Dhaka, April 5 Bangladesh on Sunday said a severe outbreak of measles has claimed the lives of at least 94 children in the past 19 days, prompting the government to launch an emergency campaign to combat the infectious disease.
As the outbreak affected 56 out of the 64 administrative districts, the government of Prime Minister Tarique Rahman blamed the interim government of Muhammad Yunus for its failure to provide vaccines in a timely manner.
The Directorate General of Health Services (DGHS) said that 10 of the total 94 deaths related to measles occurred in 24 hours ending at 8 am on Sunday, even as the number of suspected measles cases detected grew to 5,792 during the 19 days, with 974 of them occurring since Saturday.
"This highly infectious disease has seen a sharp increase this year, particularly since March," a DGHS statement said, attributing the phenomenon to a gap in vaccination last year.

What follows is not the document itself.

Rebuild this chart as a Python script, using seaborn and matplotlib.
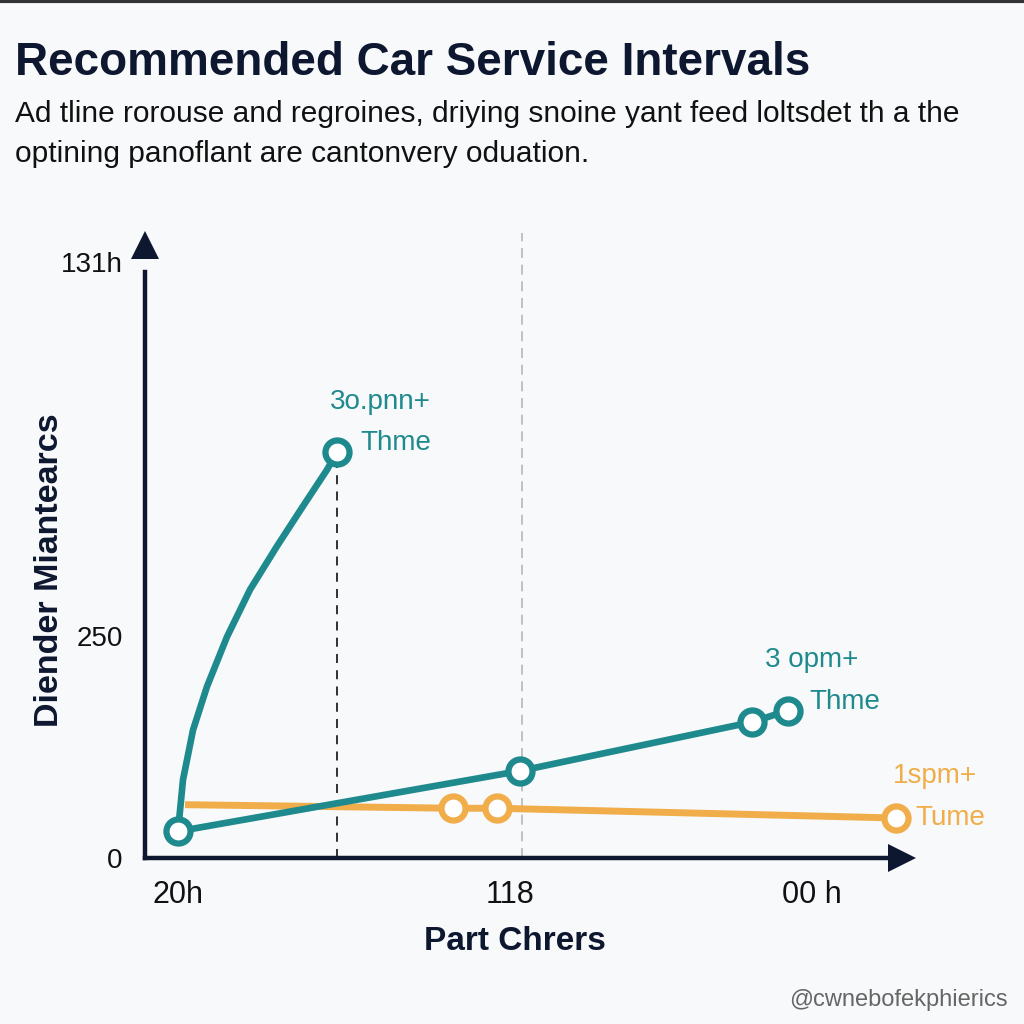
import numpy as np
import pandas as pd
import matplotlib
matplotlib.use("Agg")
import matplotlib.pyplot as plt
import seaborn as sns
from matplotlib.lines import Line2D

# 数据
curve_x = [33, 38, 48, 62, 82, 105, 132, 158, 182, 192]
curve_y = [30, 88, 144, 193, 249, 302, 351, 396, 437, 457]
teal_x = [33, 375, 607, 643]
teal_y = [30, 98, 153, 166]
orange_x = [40, 308, 352, 751]
orange_y = [60, 56, 56, 45]

x_ticks = [33, 365, 667]
x_tick_labels = ["20h", "118", "00 h"]
y_ticks = [0, 250, 671]
y_tick_labels = ["0", "250", "131h"]

TEAL = "#1F8A8E"
ORANGE = "#F0AD4A"
NAVY = "#0E1730"
BG = "#F8F9FA"

sns.set_style("white")
plt.rcParams["font.family"] = ["Liberation Sans", "DejaVu Sans"]

fig = plt.figure(figsize=(10.24, 10.24), dpi=100, facecolor=BG)
ax = fig.add_axes([145 / 1024, 166 / 1024, 770 / 1024, 613 / 1024])
ax.set_facecolor(BG)

curve = pd.DataFrame({"x": curve_x, "y": curve_y})
teal = pd.DataFrame({"x": teal_x, "y": teal_y})
orange = pd.DataFrame({"x": orange_x, "y": orange_y})

# guide lines
ax.axvline(377, color="#B8B8B8", lw=1.2, ls=(0, (6, 4)), zorder=1, ymax=1.02,
           clip_on=False)
ax.plot([curve_x[-1], curve_x[-1]], [0, curve_y[-1]], color="#222222",
        lw=1.3, ls=(0, (5, 4)), zorder=1)

# lines
sns.lineplot(data=orange, x="x", y="y", color=ORANGE, lw=5, sort=False,
             estimator=None, ax=ax, zorder=2, solid_capstyle="butt")
sns.lineplot(data=teal, x="x", y="y", color=TEAL, lw=4.8, sort=False,
             estimator=None, ax=ax, zorder=3)
sns.lineplot(data=curve, x="x", y="y", color=TEAL, lw=4.8, sort=False,
             estimator=None, ax=ax, zorder=3)

# open markers
mk = dict(s=300, facecolor="white", linewidth=4.5, zorder=5, ax=ax, legend=False)
sns.scatterplot(data=orange.iloc[1:], x="x", y="y", edgecolor=ORANGE, **mk)
sns.scatterplot(data=teal, x="x", y="y", edgecolor=TEAL, **mk)
sns.scatterplot(data=curve.iloc[[-1]], x="x", y="y", edgecolor=TEAL, **mk)

ax.set_xlim(0, 770)
ax.set_ylim(0, 690)

# axes styling
for s in ["top", "right"]:
    ax.spines[s].set_visible(False)
for s in ["left", "bottom"]:
    ax.spines[s].set_color(NAVY)
    ax.spines[s].set_linewidth(3.2)
ax.spines["left"].set_bounds(0, 660)
ax.spines["bottom"].set_bounds(0, 750)
ax.plot([0], [690], marker="^", ms=20, color=NAVY, clip_on=False, zorder=6,
        markeredgewidth=0)
ax.plot([757], [0], marker=">", ms=20, color=NAVY, clip_on=False, zorder=6,
        markeredgewidth=0)

ax.set_xticks(x_ticks)
ax.set_xticklabels(x_tick_labels)
ax.set_yticks(y_ticks)
ax.set_yticklabels(y_tick_labels)
ax.set_yticks([250], minor=True)
ax.tick_params(axis="x", length=13, width=4, color=NAVY, pad=3,
               labelsize=22, labelcolor="#111111")
ax.tick_params(axis="y", which="major", length=0, pad=16, labelsize=20,
               labelcolor="#111111")
ax.tick_params(axis="y", which="minor", length=10, width=4, color=NAVY, left=True)
ax.set_xlabel("")
ax.set_ylabel("")

# annotations
ann = dict(fontsize=20, ha="center", va="center")
ax.text(235, 513, "3o.pnn+", color=TEAL, **ann)
ax.text(251, 467, "Thme", color=TEAL, **ann)
ax.text(667, 223, "3 opm+", color=TEAL, **ann)
ax.text(700, 176, "Thme", color=TEAL, **ann)
ax.text(790, 92, "1spm+", color=ORANGE, **ann)
ax.text(805, 45, "Tume", color=ORANGE, **ann)

# titles and labels
fig.text(15 / 1024, 1 - 63 / 1024, "Recommended Car Service Intervals",
         fontsize=33, fontweight="bold", color=NAVY, ha="left", va="center")
fig.text(15 / 1024, 1 - 114 / 1024,
         "Ad tline rorouse and regroines, driying snoine yant feed loltsdet th a the",
         fontsize=21.5, color="#111111", ha="left", va="center")
fig.text(15 / 1024, 1 - 154 / 1024, "optining panoflant are cantonvery oduation.",
         fontsize=21.5, color="#111111", ha="left", va="center")
fig.text(50 / 1024, 1 - 570 / 1024, "Diender Miantearcs", rotation=90,
         fontsize=24.5, fontweight="bold", color=NAVY, ha="center", va="center")
fig.text(515 / 1024, 1 - 942 / 1024, "Part Chrers",
         fontsize=24, fontweight="bold", color=NAVY, ha="center", va="center")
fig.text(1008 / 1024, 1 - 1000 / 1024, "@cwnebofekphierics",
         fontsize=17, color="#666666", ha="right", va="center")

# top border
fig.add_artist(Line2D([0, 1], [0.999, 0.999], color="#333333", lw=3,
                      transform=fig.transFigure))

fig.savefig("out.png", dpi=100, facecolor=BG)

Officials reported that the disease was spreading rapidly and by now had affected 56 out of 64 administrative districts. The DGHS report suggests that the outbreak has been most severe in the northwestern Rajshahi region, where health officials have stepped up surveillance and case-tracking.
Health Minister Sardar Shakhawat Hossain Bakul said that the emergency vaccination drive would cover the "most affected areas" before being expanded throughout Bangladesh.
In a related development, Rahman's government accused Yunus' interim government of being negligent towards the issue. "You can call it the failure or negligence of the previous interim government in carrying out the campaign to prevent measles or rubella," Home Minister Salahuddin Ahmed said.
Mohammad Rafiqul Islam, the secretary of health affairs in the ruling Bangladesh Nationalist Party (BNP), echoed this sentiment, adding that the measles outbreak occurred "due to the interim government's failure to provide vaccines in a timely manner."
Islam said that the first case of measles was detected in Rohingya camps on January 4, when the interim government was still in power. He claimed that the government was aware of the situation at that time but effective measures could not be taken in time, leading to the current rise in infections.
According to World Health Organization (WHO) statistics, Bangladesh's measles vaccination coverage was over 96 per cent from 2016 to 2024, the year when a violent student-led protest toppled the then prime minister Sheikh Hasina's Awami League government.
Health officials said that Bangladesh's vaccination rates experienced a significant decline in 2024 and 2025, when the interim government was running the country, while previously most Bangladeshi children received the vaccine on time.
"We were committed to reduce the (measles death) number to zero by December 2025, but we failed to achieve the target due to poor vaccination programmes," chief of the National Verification Committee of Measles and Rubella, Mahbubur Rahman, said.
As the outbreak continued to spread quickly, independent health experts said that the actual toll could be higher, as measles testing is either not done or patients die before testing.